George Christensen Hits Back At 'Smear Campaign'
Federal MP George Christensen claims he is the victim of a "disgusting smear campaign" peddled by both a Labor MP and a former senior government member.
It was reported on Friday that a government MP had made frequent trips to "seedy" parts of Southeast Asia, causing the Australian Federal Police to become concerned he could be subject to blackmail.
But Christensen hit back on Saturday insisting any trips he made to Asia were to meet with his fiancee and her family, and also for philanthropic purposes.
"All the innuendo is false," Christensen told News Corp.
"Apart from jaywalking or speeding, I have never, in my entire life, committed a criminal offence either in Australia or overseas."
He said he had travelled to the Philippines to visit his fiancee and her family several times since 2017 and had sent her money, while also helping to raise funds for a charity providing disabled children with wheelchairs.

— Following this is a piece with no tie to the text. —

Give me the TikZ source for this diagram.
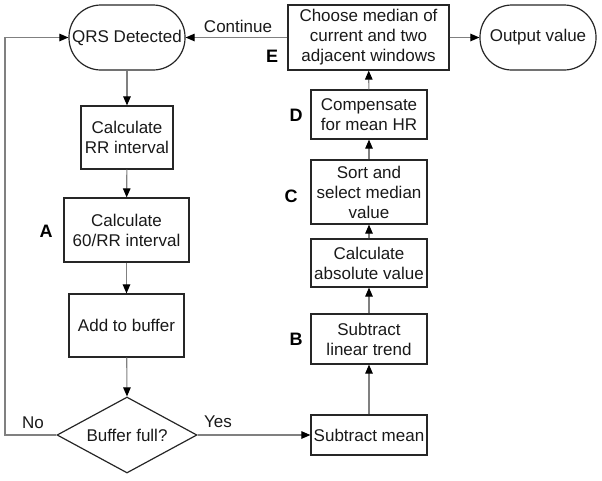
\documentclass[tikz,border=0pt]{standalone}
\usepackage{fontspec}
\setmainfont{Liberation Sans}
\usetikzlibrary{arrows.meta,shapes.geometric}
\definecolor{linegray}{HTML}{808080}
\definecolor{boxline}{HTML}{262626}
\begin{document}
\begin{tikzpicture}[x=1pt,y=-1pt,
  every node/.style={font=\fontsize{17}{20}\selectfont, text=black!90},
  procbox/.style={draw=boxline, line width=1.2pt, align=center, inner sep=0pt},
  term/.style={draw=boxline, line width=1.2pt, rounded corners=32pt, minimum width=116pt, minimum height=65pt, inner sep=0pt},
  decis/.style={draw=boxline, line width=1.2pt, diamond, aspect=1.84, inner sep=0pt, minimum width=140pt, minimum height=76pt},
  conn/.style={draw=linegray, line width=1.1pt, -{Triangle[black,length=9pt,width=7.5pt]}},
  tag/.style={font=\fontsize{18}{20}\bfseries\selectfont, text=black}
]
\useasboundingbox (0,0) rectangle (602,480);

% left column
\node[term] (qrs) at (127,37.5) {QRS Detected};
\node[procbox, minimum width=92pt, minimum height=63pt] (rr) at (127,137.5) {Calculate\\RR interval};
\node[procbox, minimum width=125pt, minimum height=64pt] (a60) at (126.5,230) {Calculate\\60/RR interval};
\node[procbox, minimum width=115pt, minimum height=63pt] (buf) at (126.5,325.5) {Add to buffer};
\node[decis] (bf) at (127,435) {Buffer full?};

% right column
\node[procbox, minimum width=116pt, minimum height=40pt] (sm) at (369,435) {Subtract mean};
\node[procbox, minimum width=116pt, minimum height=50pt] (slt) at (369,339) {Subtract\\linear trend};
\node[procbox, minimum width=116pt, minimum height=48pt] (abs) at (369,263) {Calculate\\absolute value};
\node[procbox, minimum width=116pt, minimum height=64pt] (sort) at (369,192) {Sort and\\select median\\value};
\node[procbox, minimum width=116pt, minimum height=49pt] (comp) at (369,114.5) {Compensate\\for mean HR};
\node[procbox, minimum width=161pt, minimum height=65pt] (choose) at (368.5,37.5) {Choose median of\\current and two\\adjacent windows};
\node[term] (out) at (538,37.5) {Output value};

% letter tags
\node[tag] (tA) at (46,231) {A};
\node[tag] (tB) at (296,339) {B};
\node[tag] (tC) at (291,196) {C};
\node[tag] (tD) at (296,115) {D};
\node[tag] (tE) at (272,56) {E};

% connectors
\draw[conn] (qrs) -- (rr);
\draw[conn] (rr) -- (a60);
\draw[conn] (a60) -- (buf);
\draw[conn] (buf) -- (bf.north);
\coordinate (lb) at (5,435);
\coordinate (lt) at (5,37.5);
\draw[conn] (bf.west) -- (lb) -- (lt) -- (qrs.west);
\node (no) at (33,423) {No};
\draw[conn] (bf.east) -- (sm.west);
\node (yes) at (218,422) {Yes};
\draw[conn] (sm) -- (slt);
\draw[conn] (slt) -- (abs);
\draw[conn] (abs) -- (sort);
\draw[conn] (sort) -- (comp);
\draw[conn] (comp) -- (choose);
\draw[conn] (choose.west) -- (qrs.east);
\node (cont) at (238,26) {Continue};
\draw[conn] (choose.east) -- (out.west);
\end{tikzpicture}
\end{document}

News Corp Australia on Friday alleged the un-named government MP had sent money to multiple accounts in the region, with checks revealing he was visiting "dangerous" neighbourhoods "notorious for prostitution and drugs".
The federal opposition on Friday said it was "extremely concerned" by reports the MP could be open to blackmail over their frequent trips to parts of Southeast Asia.
Speaking before Christensen issued his statement, shadow attorney-general Mark Dreyfus said the government had to come clean as to how much it knew about an AFP investigation.
Christensen said he had never been interviewed by Australian Federal Police, who he says have told him there was no evidence or information to support allegations made against him.
"This whole matter is vile and defamatory, and impacts not only me but my fiancee and my loyal staff who have been abused and threatened because of this putrid smear campaign," Christensen posted to Facebook.
"I have been informed that the person who made the fake allegation to the AFP was a Labor MP and that they have been trying to spread this defamatory gossip about me to the media for a long time."
But News Corp on Saturday reported the investigations into his conduct had begun several months before the Labor party referral to the federal police.